I have been playing with the source with partial print on to try to solve my problem of corrupted video when minimizing/maximizing and moving across monitors.
Here is what I found:
I added a flag into graphicst (if I remember correctly) to force a full render for one frame. I set the flag in the WM_PAINT event. (There are tons of ways to hook it, I just chose PAINT because it was simple.) This should be very portable to Mac/Linux. I couldn't find an event for moving the window across screens. The only way I could solve that problem is to enumerate the list of screens, and check the window moved event to see if the new/old window position intersects with 2 of the screens.
If you could redraw every frame without a speed loss, you eliminate all of these problems. If you want maximum compatibility, you are stuck with immediate mode with opengl. The default opengl that comes with windows only supports GL_WIN_swap_hint, GL_EXT_bgra, and GL_EXT_paletted_texture extensions, which are all useless to you.

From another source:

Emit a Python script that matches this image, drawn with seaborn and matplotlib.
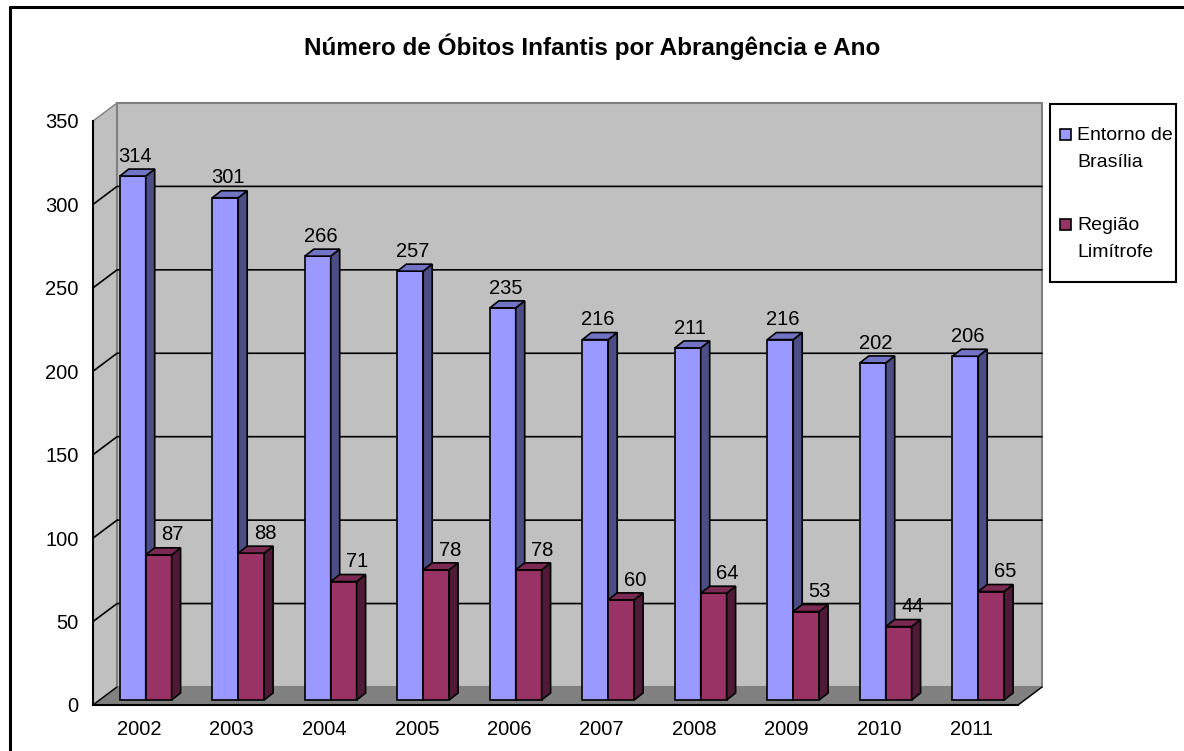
import numpy as np
import pandas as pd
import matplotlib
matplotlib.use("Agg")
import matplotlib.pyplot as plt
from matplotlib.patches import Polygon, Rectangle
from matplotlib.lines import Line2D
import seaborn as sns

# dados
anos = ["2002", "2003", "2004", "2005", "2006", "2007", "2008", "2009", "2010", "2011"]
entorno = [314, 301, 266, 257, 235, 216, 211, 216, 202, 206]
regiao = [87, 88, 71, 78, 78, 60, 64, 53, 44, 65]
series = ["Entorno de\nBrasília", "Região\nLimítrofe"]
yticks = [0, 50, 100, 150, 200, 250, 300, 350]

cores = ["#9999FF", "#993366"]
cores_lado = ["#4D4D85", "#4F1A35"]
cores_topo = ["#7373C6", "#7A2952"]

df = pd.DataFrame({
    "ano": anos * 2,
    "obitos": entorno + regiao,
    "serie": [series[0]] * len(anos) + [series[1]] * len(anos),
})

sns.set_style("white")
plt.rcParams["font.family"] = ["Liberation Sans", "DejaVu Sans"]
plt.rcParams["text.color"] = "black"
plt.rcParams["xtick.color"] = "black"
plt.rcParams["ytick.color"] = "black"

W, H = 1184, 751
fig = plt.figure(figsize=(W / 100, H / 100), dpi=100)
ax = fig.add_axes([93 / W, 46 / H, 925 / W, 584 / H])
ax.patch.set_visible(False)

# profundidade das paredes e das barras (em unidades de dados)
DX, DY = 0.26, 10.8
BX, BY = 0.07, 3.0
PX, PY = 0.097, 4.2
x0, x1 = -0.5, len(anos) - 0.5
ytop = yticks[-1]
desloc_rotulo = [-0.02, 0.1]

sns.barplot(data=df, x="ano", y="obitos", hue="serie", palette=cores, width=0.56,
            dodge=True, edgecolor="black", linewidth=1.2, saturation=1, legend=False, ax=ax)
barras = [p for p in ax.patches if isinstance(p, Rectangle)]

# parede esquerda, fundo e piso
ax.add_patch(Polygon([(x0, 0), (x0, ytop), (x0 + DX, ytop + DY), (x0 + DX, DY)],
                     facecolor="#C0C0C0", edgecolor="#808080", lw=1, zorder=0, clip_on=False))
ax.add_patch(Rectangle((x0 + DX, DY), x1 - x0, ytop, facecolor="#C0C0C0",
                       edgecolor="#808080", lw=1.5, zorder=0, clip_on=False))
ax.add_patch(Polygon([(x0, 0), (x1, 0), (x1 + DX, DY), (x0 + DX, DY)],
                     facecolor="#808080", edgecolor="#808080", lw=1, zorder=0.5, clip_on=False))
ax.plot([x1, x1 + DX], [0, DY], color="black", lw=1, zorder=0.6, clip_on=False)
ax.plot([x0, x0 + DX], [0, DY], color="black", lw=1, zorder=0.6, clip_on=False)

# linhas de grade
for v in yticks[1:-1]:
    ax.plot([x0, x0 + DX, x1 + DX], [v, v + DY, v + DY], color="black", lw=1.2,
            zorder=0.4, clip_on=False)

n = len(anos)
for i, p in enumerate(barras):
    k = i // n
    p.set_x(p.get_x() + BX)
    p.set_y(BY)
    p.set_zorder(3 + 2 * k)
    bx0 = p.get_x()
    bx1 = bx0 + p.get_width()
    top = BY + p.get_height()
    lado = Polygon([(bx1, BY), (bx1 + PX, BY + PY), (bx1 + PX, top + PY), (bx1, top)],
                   facecolor=cores_lado[k], edgecolor="black", lw=1.2, zorder=3.5 + 2 * k)
    topo = Polygon([(bx0, top), (bx1, top), (bx1 + PX, top + PY), (bx0 + PX, top + PY)],
                   facecolor=cores_topo[k], edgecolor="black", lw=1.2, zorder=3.5 + 2 * k)
    ax.add_patch(lado)
    ax.add_patch(topo)
    ax.text((bx0 + bx1 + PX) / 2 + desloc_rotulo[k], top + PY + 2.0, f"{int(p.get_height())}",
            ha="center", va="bottom", fontsize=14.5, zorder=10)

ax.set_xlim(x0, x1)
ax.set_ylim(0, ytop)
for s in ["top", "right"]:
    ax.spines[s].set_visible(False)
for s in ["left", "bottom"]:
    ax.spines[s].set_color("black")
    ax.spines[s].set_linewidth(1.5)
    ax.spines[s].set_zorder(1)

ax.set_yticks(yticks)
ax.set_yticklabels([str(v) for v in yticks])
ax.set_xticks(range(n))
ax.set_xticklabels(anos)
ax.set_xticks(np.arange(n + 1) - 0.5, minor=True)
ax.tick_params(axis="x", which="major", length=0, pad=11, labelsize=14.5)
ax.tick_params(axis="x", which="minor", length=6, width=1.5, direction="out")
ax.tick_params(axis="y", length=6.5, width=1.5, direction="out", pad=4, labelsize=14.5)
ax.set_xlabel("")
ax.set_ylabel("")

fig.text(592 / W, 1 - 47 / H, "Número de Óbitos Infantis por Abrangência e Ano",
         ha="center", va="center", fontsize=17.5, fontweight="bold")

# legenda
fig.add_artist(Rectangle((1050 / W, 1 - 282 / H), 126 / W, 178 / H, transform=fig.transFigure,
                         facecolor="white", edgecolor="black", lw=1.5))
for k, (rotulo, base) in enumerate(zip(series, [140, 230])):
    fig.add_artist(Rectangle((1060 / W, 1 - (base) / H), 11 / W, 11 / H,
                             transform=fig.transFigure, facecolor=cores[k],
                             edgecolor="black", lw=1.2))
    for j, linha in enumerate(rotulo.split("\n")):
        fig.text(1077 / W, 1 - (base + 27 * j) / H, linha, ha="left", va="baseline",
                 fontsize=14)

# moldura (apenas esquerda e topo visiveis)
fig.add_artist(Line2D([10 / W, 10 / W, 1], [0, 1 - 7 / H, 1 - 7 / H],
                      transform=fig.transFigure, color="black", lw=2.2))

fig.savefig("out.png", dpi=100)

The best way I can think to keep opengl and run fast is to render the changes to texture, then render that texture every frame on one large quad. If the user has any video card from the turn of the millennium, you can use
http://developer.nvidia.com/object/gdc_oglrtt.html . If the card doesn't support WGL_ARB_render_texture, you can fall back to glCopyTexSubImage methods. This is only two rendering paths, and should ensure compatibility and maximum possible speed.
This would also free you up to do more interesting things later on with opengl. You could render the play field and gui to their own textures, allowing independent work on each. (Render the play field, then the gui with clear alpha where the play area is.) You could have smoke and steam partially obstruct the view using alpha on another texture.
There are a great number of possibilities that come to mind.